> **Stated problem**
From the first line of the listing below to the line with "(sC) at (1242,50)", print each line exactly, and nothing more. Leave out the pictures.

> **Given information**
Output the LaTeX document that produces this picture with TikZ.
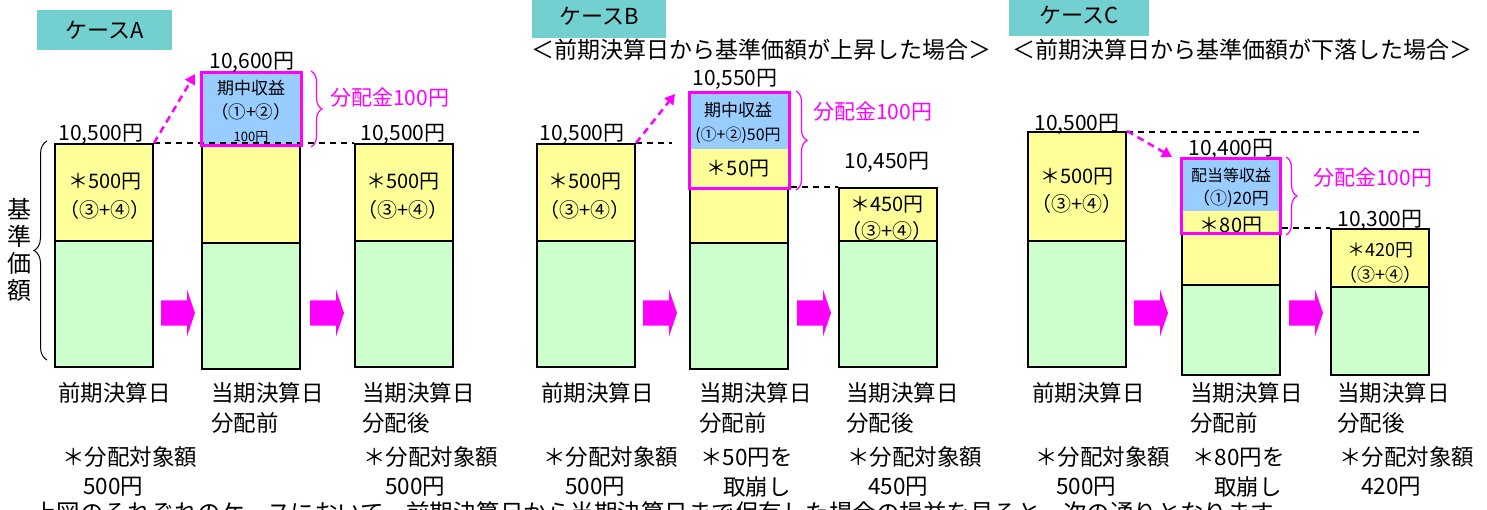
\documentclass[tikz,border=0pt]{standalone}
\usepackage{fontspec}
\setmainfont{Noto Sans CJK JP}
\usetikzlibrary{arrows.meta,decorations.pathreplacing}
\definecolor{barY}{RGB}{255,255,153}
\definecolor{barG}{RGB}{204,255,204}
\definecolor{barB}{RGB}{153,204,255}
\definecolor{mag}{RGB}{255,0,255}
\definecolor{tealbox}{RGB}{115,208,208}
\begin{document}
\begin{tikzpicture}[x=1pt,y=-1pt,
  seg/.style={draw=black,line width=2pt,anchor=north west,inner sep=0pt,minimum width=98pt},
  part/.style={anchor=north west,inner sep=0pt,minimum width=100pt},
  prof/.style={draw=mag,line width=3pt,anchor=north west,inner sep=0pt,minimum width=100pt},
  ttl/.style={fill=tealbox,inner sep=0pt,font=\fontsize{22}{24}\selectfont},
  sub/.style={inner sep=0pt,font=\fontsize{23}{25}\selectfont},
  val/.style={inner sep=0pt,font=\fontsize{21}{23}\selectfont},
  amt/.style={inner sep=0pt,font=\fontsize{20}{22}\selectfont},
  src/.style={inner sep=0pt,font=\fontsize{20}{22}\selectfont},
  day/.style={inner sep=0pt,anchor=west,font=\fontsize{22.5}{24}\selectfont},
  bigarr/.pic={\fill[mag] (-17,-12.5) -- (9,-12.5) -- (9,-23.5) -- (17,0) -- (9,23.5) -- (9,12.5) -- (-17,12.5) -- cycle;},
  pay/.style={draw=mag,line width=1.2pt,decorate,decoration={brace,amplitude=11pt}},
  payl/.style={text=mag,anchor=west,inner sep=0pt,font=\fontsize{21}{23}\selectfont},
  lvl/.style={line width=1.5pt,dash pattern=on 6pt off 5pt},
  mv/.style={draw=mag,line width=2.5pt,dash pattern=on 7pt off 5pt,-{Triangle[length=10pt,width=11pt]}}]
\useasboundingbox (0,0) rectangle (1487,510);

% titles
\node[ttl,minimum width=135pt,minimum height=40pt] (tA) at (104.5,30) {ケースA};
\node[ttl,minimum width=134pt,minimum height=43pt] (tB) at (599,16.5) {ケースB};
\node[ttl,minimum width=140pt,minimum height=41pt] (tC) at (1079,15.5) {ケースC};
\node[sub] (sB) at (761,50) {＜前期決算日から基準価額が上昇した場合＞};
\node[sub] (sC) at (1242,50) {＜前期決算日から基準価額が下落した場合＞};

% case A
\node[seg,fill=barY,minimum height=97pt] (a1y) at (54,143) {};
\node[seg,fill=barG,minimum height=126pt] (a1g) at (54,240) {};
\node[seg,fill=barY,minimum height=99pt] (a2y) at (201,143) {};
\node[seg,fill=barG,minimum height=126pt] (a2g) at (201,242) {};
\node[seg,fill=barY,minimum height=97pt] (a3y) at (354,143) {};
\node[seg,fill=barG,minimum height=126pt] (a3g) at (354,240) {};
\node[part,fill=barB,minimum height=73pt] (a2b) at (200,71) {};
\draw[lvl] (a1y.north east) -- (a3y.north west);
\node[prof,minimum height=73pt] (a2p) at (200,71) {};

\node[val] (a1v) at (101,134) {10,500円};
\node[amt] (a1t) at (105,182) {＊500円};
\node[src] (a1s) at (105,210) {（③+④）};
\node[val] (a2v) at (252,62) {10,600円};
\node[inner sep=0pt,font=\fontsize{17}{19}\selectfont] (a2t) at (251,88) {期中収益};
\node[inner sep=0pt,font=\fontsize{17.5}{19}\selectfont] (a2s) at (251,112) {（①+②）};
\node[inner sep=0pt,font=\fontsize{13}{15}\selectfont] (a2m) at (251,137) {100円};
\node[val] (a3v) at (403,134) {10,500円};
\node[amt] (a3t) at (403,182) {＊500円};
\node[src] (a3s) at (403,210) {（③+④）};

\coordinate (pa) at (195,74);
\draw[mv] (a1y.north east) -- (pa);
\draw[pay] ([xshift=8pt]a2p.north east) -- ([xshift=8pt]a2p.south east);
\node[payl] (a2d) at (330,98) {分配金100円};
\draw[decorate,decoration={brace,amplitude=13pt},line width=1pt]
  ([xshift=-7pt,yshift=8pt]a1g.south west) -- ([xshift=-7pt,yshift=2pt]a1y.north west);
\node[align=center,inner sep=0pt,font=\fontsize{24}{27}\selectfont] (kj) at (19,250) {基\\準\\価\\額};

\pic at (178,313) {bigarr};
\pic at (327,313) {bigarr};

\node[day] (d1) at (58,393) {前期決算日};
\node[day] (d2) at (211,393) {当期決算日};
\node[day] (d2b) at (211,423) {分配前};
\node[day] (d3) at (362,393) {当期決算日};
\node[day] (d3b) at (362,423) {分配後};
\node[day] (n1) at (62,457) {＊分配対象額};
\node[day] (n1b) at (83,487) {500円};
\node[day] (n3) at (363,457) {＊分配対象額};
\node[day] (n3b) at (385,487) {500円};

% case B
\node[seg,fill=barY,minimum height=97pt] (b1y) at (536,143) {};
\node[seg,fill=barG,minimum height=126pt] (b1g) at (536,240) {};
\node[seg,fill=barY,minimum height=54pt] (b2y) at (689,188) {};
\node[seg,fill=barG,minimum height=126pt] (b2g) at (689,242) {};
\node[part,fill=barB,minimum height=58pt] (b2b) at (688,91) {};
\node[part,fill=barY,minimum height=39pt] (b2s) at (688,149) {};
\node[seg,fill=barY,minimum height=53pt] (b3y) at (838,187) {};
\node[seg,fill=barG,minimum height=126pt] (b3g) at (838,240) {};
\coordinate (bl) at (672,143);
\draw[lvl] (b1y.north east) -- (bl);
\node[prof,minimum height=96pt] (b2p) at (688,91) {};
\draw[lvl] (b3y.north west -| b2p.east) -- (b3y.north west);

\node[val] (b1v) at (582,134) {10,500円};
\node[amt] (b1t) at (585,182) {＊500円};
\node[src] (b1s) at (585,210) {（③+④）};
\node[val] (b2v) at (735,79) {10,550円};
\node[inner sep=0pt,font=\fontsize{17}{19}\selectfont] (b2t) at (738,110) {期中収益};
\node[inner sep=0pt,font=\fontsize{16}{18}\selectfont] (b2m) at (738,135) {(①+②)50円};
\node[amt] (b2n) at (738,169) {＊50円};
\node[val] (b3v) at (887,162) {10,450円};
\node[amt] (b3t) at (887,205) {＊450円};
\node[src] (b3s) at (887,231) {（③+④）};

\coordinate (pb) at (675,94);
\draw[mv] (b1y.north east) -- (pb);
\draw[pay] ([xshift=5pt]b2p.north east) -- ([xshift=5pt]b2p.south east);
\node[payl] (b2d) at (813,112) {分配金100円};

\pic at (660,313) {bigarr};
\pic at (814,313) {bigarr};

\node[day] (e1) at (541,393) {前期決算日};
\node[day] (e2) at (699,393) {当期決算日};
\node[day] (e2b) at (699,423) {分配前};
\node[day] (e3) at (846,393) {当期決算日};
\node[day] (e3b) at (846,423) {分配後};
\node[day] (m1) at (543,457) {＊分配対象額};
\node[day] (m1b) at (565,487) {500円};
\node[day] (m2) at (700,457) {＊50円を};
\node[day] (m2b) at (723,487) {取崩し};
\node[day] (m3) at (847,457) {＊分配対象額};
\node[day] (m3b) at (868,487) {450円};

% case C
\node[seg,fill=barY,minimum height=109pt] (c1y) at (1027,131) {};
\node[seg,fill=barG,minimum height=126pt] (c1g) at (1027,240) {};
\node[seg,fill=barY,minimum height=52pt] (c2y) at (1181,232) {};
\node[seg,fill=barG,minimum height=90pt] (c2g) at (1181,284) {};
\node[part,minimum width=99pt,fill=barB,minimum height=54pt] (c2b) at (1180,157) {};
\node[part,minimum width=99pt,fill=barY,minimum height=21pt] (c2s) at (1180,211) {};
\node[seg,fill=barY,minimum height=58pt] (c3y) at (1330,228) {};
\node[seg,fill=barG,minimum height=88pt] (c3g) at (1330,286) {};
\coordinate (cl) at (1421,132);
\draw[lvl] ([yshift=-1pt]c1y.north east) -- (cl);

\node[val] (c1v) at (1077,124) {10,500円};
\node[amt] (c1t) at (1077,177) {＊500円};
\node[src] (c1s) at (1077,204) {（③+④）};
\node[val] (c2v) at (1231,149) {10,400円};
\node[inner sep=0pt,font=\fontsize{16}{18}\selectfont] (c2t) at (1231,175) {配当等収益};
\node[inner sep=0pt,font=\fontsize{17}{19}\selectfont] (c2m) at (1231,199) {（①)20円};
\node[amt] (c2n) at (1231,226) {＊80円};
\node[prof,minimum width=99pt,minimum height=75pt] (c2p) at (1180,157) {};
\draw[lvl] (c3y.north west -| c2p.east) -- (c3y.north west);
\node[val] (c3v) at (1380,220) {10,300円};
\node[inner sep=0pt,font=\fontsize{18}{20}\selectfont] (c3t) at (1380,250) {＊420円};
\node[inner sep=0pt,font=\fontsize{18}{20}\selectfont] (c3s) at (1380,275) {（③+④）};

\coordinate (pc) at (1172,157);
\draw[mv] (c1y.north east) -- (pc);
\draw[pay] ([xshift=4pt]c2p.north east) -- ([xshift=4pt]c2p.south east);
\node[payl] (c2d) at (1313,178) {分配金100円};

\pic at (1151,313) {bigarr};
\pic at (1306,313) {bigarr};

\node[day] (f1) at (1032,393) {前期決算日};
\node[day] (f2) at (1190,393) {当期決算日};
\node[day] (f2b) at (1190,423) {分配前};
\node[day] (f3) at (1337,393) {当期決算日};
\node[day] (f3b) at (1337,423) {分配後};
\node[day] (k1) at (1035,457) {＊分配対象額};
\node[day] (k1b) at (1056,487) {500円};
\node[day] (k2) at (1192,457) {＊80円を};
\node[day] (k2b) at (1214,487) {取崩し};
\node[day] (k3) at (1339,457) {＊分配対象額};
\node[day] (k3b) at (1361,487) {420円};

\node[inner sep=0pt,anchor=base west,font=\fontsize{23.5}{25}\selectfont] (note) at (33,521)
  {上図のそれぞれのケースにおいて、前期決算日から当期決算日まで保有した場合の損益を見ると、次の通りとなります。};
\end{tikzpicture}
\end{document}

> **Problem solution**
Output the LaTeX document that produces this picture with TikZ.
\documentclass[tikz,border=0pt]{standalone}
\usepackage{fontspec}
\setmainfont{Noto Sans CJK JP}
\usetikzlibrary{arrows.meta,decorations.pathreplacing}
\definecolor{barY}{RGB}{255,255,153}
\definecolor{barG}{RGB}{204,255,204}
\definecolor{barB}{RGB}{153,204,255}
\definecolor{mag}{RGB}{255,0,255}
\definecolor{tealbox}{RGB}{115,208,208}
\begin{document}
\begin{tikzpicture}[x=1pt,y=-1pt,
  seg/.style={draw=black,line width=2pt,anchor=north west,inner sep=0pt,minimum width=98pt},
  part/.style={anchor=north west,inner sep=0pt,minimum width=100pt},
  prof/.style={draw=mag,line width=3pt,anchor=north west,inner sep=0pt,minimum width=100pt},
  ttl/.style={fill=tealbox,inner sep=0pt,font=\fontsize{22}{24}\selectfont},
  sub/.style={inner sep=0pt,font=\fontsize{23}{25}\selectfont},
  val/.style={inner sep=0pt,font=\fontsize{21}{23}\selectfont},
  amt/.style={inner sep=0pt,font=\fontsize{20}{22}\selectfont},
  src/.style={inner sep=0pt,font=\fontsize{20}{22}\selectfont},
  day/.style={inner sep=0pt,anchor=west,font=\fontsize{22.5}{24}\selectfont},
  bigarr/.pic={\fill[mag] (-17,-12.5) -- (9,-12.5) -- (9,-23.5) -- (17,0) -- (9,23.5) -- (9,12.5) -- (-17,12.5) -- cycle;},
  pay/.style={draw=mag,line width=1.2pt,decorate,decoration={brace,amplitude=11pt}},
  payl/.style={text=mag,anchor=west,inner sep=0pt,font=\fontsize{21}{23}\selectfont},
  lvl/.style={line width=1.5pt,dash pattern=on 6pt off 5pt},
  mv/.style={draw=mag,line width=2.5pt,dash pattern=on 7pt off 5pt,-{Triangle[length=10pt,width=11pt]}}]
\useasboundingbox (0,0) rectangle (1487,510);

% titles
\node[ttl,minimum width=135pt,minimum height=40pt] (tA) at (104.5,30) {ケースA};
\node[ttl,minimum width=134pt,minimum height=43pt] (tB) at (599,16.5) {ケースB};
\node[ttl,minimum width=140pt,minimum height=41pt] (tC) at (1079,15.5) {ケースC};
\node[sub] (sB) at (761,50) {＜前期決算日から基準価額が上昇した場合＞};
\node[sub] (sC) at (1242,50) {＜前期決算日から基準価額が下落した場合＞};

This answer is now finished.